→ **OBJECTIVE**
Write the lines out again, from the top of the material to the line containing "plt.rcParams['font.family'] = 'Liberation", pictures excluded.
___ RAW DATA ___
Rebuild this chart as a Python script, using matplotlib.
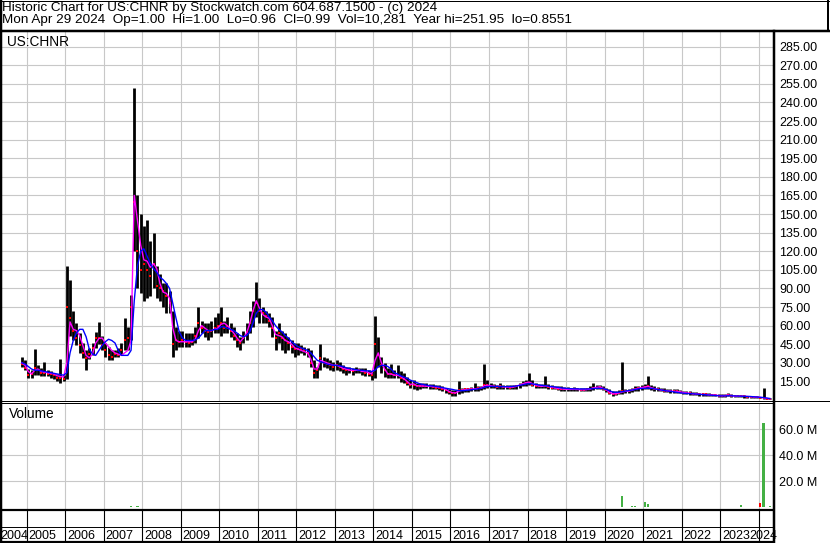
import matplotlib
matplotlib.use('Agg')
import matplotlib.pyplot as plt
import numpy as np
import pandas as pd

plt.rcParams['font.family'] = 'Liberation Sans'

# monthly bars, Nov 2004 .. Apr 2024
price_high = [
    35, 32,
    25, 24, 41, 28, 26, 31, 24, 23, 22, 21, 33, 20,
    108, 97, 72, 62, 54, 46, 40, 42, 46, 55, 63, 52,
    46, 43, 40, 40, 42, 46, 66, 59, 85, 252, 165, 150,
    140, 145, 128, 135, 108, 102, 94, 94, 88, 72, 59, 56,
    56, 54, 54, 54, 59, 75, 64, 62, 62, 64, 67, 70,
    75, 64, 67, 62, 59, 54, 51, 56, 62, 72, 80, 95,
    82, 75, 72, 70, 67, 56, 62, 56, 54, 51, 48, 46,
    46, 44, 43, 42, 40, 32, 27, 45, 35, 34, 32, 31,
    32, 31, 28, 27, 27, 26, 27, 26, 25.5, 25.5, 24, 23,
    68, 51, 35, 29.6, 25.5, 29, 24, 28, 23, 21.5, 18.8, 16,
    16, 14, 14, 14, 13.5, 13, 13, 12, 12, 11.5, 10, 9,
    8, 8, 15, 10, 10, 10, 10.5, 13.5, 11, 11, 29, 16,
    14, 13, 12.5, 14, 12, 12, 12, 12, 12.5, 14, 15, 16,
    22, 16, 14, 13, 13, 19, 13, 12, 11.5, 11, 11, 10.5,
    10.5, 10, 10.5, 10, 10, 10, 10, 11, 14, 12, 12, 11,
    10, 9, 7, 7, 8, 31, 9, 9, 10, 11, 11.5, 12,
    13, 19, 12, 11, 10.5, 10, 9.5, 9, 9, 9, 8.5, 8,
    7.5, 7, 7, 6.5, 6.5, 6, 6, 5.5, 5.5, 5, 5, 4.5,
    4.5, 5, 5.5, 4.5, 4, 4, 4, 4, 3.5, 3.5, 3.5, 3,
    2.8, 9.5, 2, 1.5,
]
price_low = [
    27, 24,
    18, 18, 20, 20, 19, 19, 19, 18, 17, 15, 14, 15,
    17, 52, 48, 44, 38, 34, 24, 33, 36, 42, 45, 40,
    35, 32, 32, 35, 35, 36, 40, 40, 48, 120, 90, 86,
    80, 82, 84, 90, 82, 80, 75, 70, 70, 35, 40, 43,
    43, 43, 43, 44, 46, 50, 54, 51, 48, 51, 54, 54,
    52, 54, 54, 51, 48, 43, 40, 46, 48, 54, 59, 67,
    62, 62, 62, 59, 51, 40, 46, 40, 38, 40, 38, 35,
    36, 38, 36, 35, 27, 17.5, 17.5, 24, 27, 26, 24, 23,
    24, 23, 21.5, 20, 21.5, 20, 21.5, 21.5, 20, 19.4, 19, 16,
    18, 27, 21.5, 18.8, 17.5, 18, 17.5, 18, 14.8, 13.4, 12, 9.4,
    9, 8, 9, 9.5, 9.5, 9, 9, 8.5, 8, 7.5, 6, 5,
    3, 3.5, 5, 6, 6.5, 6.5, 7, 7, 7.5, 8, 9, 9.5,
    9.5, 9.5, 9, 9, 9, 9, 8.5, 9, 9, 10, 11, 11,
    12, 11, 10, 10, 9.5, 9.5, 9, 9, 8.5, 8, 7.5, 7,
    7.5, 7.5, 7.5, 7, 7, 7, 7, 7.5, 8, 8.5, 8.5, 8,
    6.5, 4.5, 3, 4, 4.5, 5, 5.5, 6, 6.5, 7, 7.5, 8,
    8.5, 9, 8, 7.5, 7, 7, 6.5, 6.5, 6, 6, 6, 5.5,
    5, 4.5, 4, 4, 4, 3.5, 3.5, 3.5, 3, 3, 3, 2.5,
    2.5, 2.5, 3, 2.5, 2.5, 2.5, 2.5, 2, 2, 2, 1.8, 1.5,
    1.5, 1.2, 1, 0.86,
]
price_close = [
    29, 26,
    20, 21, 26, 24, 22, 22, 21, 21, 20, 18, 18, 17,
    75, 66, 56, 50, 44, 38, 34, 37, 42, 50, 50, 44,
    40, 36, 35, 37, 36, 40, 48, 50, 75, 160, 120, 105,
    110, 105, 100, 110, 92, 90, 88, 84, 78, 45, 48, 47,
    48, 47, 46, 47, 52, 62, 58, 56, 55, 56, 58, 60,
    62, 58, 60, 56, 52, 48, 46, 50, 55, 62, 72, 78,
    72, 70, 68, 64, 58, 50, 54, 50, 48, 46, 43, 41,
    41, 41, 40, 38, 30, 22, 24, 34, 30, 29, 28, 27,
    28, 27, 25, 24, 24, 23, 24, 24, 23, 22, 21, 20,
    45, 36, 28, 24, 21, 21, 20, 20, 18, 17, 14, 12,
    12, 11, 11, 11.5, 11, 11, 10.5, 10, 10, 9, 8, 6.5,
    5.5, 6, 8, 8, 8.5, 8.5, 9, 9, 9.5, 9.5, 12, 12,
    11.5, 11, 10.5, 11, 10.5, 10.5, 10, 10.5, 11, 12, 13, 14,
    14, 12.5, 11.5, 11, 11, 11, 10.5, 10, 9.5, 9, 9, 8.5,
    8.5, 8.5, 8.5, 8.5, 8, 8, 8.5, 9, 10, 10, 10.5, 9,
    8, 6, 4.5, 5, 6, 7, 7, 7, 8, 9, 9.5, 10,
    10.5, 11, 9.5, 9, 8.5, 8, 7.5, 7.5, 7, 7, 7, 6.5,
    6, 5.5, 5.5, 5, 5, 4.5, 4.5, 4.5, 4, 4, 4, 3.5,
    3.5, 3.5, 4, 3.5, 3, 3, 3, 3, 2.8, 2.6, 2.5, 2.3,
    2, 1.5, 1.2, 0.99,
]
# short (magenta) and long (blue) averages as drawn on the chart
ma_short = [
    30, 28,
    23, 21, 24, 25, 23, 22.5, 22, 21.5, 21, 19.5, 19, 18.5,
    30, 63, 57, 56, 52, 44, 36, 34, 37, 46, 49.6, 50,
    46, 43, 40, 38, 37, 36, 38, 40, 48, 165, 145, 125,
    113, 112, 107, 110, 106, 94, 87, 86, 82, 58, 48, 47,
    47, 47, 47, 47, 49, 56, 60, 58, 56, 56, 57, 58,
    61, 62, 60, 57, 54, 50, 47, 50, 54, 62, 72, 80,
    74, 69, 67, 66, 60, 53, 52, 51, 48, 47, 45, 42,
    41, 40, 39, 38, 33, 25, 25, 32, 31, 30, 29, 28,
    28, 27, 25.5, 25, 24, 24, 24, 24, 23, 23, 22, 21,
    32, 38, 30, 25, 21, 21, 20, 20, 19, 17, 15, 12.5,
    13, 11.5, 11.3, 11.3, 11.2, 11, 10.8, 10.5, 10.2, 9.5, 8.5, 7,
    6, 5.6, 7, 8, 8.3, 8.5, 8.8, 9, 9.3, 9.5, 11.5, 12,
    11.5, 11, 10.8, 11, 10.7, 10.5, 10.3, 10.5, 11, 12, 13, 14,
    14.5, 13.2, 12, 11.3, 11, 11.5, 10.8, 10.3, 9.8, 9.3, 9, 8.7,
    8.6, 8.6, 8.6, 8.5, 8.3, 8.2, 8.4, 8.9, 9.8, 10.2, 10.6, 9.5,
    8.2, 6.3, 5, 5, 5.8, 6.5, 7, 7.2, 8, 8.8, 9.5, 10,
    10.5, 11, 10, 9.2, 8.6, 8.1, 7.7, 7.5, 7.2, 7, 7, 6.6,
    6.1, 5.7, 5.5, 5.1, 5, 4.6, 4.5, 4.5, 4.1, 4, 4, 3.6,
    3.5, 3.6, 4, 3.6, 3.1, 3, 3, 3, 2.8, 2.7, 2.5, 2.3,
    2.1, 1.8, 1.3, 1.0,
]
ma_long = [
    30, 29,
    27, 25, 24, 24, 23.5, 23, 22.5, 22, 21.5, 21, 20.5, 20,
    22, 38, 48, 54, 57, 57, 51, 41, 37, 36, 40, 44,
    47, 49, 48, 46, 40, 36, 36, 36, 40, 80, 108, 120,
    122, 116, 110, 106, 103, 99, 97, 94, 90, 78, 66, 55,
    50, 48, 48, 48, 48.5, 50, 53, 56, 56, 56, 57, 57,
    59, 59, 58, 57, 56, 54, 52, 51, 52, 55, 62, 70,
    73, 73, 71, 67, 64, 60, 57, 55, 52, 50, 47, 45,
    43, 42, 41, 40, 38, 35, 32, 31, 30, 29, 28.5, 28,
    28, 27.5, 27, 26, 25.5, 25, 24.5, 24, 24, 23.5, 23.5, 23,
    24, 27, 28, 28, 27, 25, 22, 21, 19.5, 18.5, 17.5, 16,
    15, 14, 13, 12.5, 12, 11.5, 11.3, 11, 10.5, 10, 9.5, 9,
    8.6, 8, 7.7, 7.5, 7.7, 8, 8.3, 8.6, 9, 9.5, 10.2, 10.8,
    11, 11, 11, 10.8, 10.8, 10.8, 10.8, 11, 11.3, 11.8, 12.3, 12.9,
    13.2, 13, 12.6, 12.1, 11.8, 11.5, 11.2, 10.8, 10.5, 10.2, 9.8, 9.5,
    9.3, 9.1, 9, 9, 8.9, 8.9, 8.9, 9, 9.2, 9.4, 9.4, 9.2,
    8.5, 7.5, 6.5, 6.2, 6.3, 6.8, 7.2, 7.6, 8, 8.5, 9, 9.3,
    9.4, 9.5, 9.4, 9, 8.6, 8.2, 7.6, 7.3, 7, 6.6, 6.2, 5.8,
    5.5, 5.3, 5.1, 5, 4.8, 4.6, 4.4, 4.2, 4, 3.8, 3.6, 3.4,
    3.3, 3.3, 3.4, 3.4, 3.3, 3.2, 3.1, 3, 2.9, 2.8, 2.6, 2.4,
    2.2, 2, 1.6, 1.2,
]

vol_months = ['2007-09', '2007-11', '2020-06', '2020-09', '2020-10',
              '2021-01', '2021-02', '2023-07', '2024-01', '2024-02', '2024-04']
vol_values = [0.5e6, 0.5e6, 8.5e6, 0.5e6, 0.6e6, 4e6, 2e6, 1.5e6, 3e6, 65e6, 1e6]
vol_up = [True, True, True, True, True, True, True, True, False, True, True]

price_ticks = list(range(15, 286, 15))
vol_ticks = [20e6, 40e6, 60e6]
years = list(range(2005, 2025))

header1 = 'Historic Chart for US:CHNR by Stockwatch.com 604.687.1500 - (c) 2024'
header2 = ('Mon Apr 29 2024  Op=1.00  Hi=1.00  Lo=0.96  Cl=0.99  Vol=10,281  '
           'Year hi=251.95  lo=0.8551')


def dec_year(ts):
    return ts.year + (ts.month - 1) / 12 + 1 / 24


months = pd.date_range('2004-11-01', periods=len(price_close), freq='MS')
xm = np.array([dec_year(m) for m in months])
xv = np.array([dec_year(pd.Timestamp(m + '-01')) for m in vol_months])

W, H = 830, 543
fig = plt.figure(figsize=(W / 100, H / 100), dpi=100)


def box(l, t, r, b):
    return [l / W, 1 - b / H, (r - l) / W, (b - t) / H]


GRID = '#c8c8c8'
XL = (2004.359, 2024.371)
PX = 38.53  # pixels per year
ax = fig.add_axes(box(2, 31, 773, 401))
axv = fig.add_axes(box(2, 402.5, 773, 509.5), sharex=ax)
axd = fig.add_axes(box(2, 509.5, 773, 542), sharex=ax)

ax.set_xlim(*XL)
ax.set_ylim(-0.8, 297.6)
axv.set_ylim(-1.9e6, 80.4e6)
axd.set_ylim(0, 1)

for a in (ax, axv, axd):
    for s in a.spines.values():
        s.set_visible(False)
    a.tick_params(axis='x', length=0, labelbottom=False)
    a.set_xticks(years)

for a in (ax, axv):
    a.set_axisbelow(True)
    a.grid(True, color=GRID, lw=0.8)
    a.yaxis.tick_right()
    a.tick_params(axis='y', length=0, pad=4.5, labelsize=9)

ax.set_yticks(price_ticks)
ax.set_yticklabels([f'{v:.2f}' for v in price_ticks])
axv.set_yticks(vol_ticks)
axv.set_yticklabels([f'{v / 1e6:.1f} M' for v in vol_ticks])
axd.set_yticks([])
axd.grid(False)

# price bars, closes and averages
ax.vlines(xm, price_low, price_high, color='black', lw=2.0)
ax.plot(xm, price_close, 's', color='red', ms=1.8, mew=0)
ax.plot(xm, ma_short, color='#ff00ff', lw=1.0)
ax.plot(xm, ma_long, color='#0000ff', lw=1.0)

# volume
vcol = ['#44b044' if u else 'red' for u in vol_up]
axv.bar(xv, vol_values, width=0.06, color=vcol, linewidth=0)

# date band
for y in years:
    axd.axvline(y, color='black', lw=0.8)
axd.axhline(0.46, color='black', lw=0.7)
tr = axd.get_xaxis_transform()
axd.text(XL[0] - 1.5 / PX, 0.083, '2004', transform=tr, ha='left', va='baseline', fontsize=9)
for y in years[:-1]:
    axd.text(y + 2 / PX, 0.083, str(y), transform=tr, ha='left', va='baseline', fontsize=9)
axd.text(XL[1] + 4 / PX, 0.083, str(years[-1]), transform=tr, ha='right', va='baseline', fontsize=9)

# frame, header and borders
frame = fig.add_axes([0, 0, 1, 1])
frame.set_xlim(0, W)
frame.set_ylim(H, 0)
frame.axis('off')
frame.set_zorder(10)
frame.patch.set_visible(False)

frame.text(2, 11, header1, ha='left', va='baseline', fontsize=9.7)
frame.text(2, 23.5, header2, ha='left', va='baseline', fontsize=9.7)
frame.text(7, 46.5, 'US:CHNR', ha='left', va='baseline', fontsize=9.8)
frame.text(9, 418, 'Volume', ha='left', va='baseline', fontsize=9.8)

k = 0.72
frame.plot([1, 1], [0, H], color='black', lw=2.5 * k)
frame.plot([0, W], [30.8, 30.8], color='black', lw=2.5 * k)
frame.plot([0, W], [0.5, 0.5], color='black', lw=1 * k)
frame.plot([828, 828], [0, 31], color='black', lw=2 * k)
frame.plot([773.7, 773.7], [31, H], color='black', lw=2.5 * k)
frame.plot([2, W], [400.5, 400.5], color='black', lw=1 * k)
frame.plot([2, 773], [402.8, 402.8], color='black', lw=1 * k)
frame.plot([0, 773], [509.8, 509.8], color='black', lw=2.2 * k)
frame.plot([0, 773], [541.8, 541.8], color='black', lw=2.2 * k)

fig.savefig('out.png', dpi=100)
___
→ **RESULT**
Rebuild this chart as a Python script, using matplotlib.
import matplotlib
matplotlib.use('Agg')
import matplotlib.pyplot as plt
import numpy as np
import pandas as pd

plt.rcParams['font.family'] = 'Liberation Sans'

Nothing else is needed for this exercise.